__Goal of the exercise__
Copy the data exactly as it appears, and do not include any pictures.

__Dataset content__
□ □ □ □ □ □ □

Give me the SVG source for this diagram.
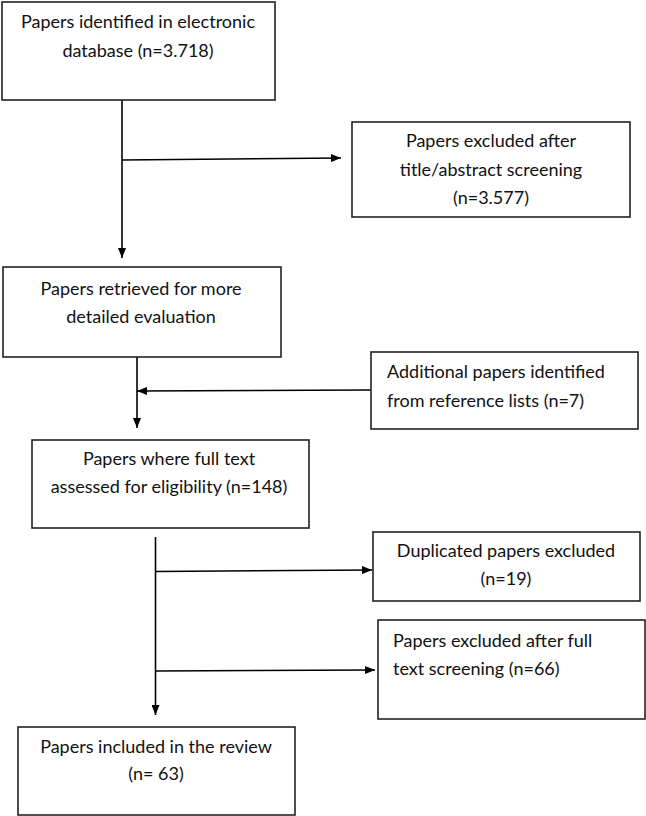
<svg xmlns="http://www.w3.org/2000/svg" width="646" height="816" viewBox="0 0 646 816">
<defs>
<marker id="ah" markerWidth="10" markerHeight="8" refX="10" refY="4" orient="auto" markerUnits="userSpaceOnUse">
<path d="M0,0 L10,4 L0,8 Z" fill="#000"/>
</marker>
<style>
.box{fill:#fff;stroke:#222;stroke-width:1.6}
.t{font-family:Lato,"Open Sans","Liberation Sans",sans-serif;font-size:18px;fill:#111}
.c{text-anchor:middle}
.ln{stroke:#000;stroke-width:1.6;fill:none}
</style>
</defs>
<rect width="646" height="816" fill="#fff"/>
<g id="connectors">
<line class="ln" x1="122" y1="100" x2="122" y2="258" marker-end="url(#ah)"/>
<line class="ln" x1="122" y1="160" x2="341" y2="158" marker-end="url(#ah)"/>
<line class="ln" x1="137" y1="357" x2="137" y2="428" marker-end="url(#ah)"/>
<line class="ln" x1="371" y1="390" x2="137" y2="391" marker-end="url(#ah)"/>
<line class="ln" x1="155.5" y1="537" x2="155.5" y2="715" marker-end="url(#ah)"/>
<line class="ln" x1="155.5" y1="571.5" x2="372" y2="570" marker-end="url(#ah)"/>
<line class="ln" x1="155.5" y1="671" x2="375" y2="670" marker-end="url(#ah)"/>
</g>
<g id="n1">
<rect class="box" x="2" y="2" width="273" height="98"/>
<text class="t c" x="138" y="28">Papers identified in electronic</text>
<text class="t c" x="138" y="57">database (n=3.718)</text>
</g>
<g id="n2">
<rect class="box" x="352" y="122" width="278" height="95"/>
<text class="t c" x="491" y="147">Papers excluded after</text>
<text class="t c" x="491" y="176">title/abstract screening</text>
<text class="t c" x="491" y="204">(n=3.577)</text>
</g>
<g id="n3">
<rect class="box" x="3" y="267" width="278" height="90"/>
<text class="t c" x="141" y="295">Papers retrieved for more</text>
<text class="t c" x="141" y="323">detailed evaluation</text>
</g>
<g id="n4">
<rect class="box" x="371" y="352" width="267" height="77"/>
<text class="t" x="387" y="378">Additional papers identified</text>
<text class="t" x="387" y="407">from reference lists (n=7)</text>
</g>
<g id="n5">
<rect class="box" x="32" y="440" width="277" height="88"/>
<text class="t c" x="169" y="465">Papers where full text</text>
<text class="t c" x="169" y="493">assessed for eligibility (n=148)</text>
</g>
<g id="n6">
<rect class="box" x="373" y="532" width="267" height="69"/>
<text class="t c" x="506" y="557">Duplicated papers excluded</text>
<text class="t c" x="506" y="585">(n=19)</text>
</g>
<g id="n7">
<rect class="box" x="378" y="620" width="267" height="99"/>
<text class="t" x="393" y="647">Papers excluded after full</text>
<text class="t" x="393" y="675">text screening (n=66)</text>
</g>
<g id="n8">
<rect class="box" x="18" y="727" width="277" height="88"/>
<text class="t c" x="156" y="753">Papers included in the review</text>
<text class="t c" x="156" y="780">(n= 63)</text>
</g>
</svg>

□ □ □ □ □ □ □

__Finished answer__
Give me the SVG source for this diagram.
<svg xmlns="http://www.w3.org/2000/svg" width="646" height="816" viewBox="0 0 646 816">
<defs>
<marker id="ah" markerWidth="10" markerHeight="8" refX="10" refY="4" orient="auto" markerUnits="userSpaceOnUse">
<path d="M0,0 L10,4 L0,8 Z" fill="#000"/>
</marker>
<style>
.box{fill:#fff;stroke:#222;stroke-width:1.6}
.t{font-family:Lato,"Open Sans","Liberation Sans",sans-serif;font-size:18px;fill:#111}
.c{text-anchor:middle}
.ln{stroke:#000;stroke-width:1.6;fill:none}
</style>
</defs>
<rect width="646" height="816" fill="#fff"/>
<g id="connectors">
<line class="ln" x1="122" y1="100" x2="122" y2="258" marker-end="url(#ah)"/>
<line class="ln" x1="122" y1="160" x2="341" y2="158" marker-end="url(#ah)"/>
<line class="ln" x1="137" y1="357" x2="137" y2="428" marker-end="url(#ah)"/>
<line class="ln" x1="371" y1="390" x2="137" y2="391" marker-end="url(#ah)"/>
<line class="ln" x1="155.5" y1="537" x2="155.5" y2="715" marker-end="url(#ah)"/>
<line class="ln" x1="155.5" y1="571.5" x2="372" y2="570" marker-end="url(#ah)"/>
<line class="ln" x1="155.5" y1="671" x2="375" y2="670" marker-end="url(#ah)"/>
</g>
<g id="n1">
<rect class="box" x="2" y="2" width="273" height="98"/>
<text class="t c" x="138" y="28">Papers identified in electronic</text>
<text class="t c" x="138" y="57">database (n=3.718)</text>
</g>
<g id="n2">
<rect class="box" x="352" y="122" width="278" height="95"/>
<text class="t c" x="491" y="147">Papers excluded after</text>
<text class="t c" x="491" y="176">title/abstract screening</text>
<text class="t c" x="491" y="204">(n=3.577)</text>
</g>
<g id="n3">
<rect class="box" x="3" y="267" width="278" height="90"/>
<text class="t c" x="141" y="295">Papers retrieved for more</text>
<text class="t c" x="141" y="323">detailed evaluation</text>
</g>
<g id="n4">
<rect class="box" x="371" y="352" width="267" height="77"/>
<text class="t" x="387" y="378">Additional papers identified</text>
<text class="t" x="387" y="407">from reference lists (n=7)</text>
</g>
<g id="n5">
<rect class="box" x="32" y="440" width="277" height="88"/>
<text class="t c" x="169" y="465">Papers where full text</text>
<text class="t c" x="169" y="493">assessed for eligibility (n=148)</text>
</g>
<g id="n6">
<rect class="box" x="373" y="532" width="267" height="69"/>
<text class="t c" x="506" y="557">Duplicated papers excluded</text>
<text class="t c" x="506" y="585">(n=19)</text>
</g>
<g id="n7">
<rect class="box" x="378" y="620" width="267" height="99"/>
<text class="t" x="393" y="647">Papers excluded after full</text>
<text class="t" x="393" y="675">text screening (n=66)</text>
</g>
<g id="n8">
<rect class="box" x="18" y="727" width="277" height="88"/>
<text class="t c" x="156" y="753">Papers included in the review</text>
<text class="t c" x="156" y="780">(n= 63)</text>
</g>
</svg>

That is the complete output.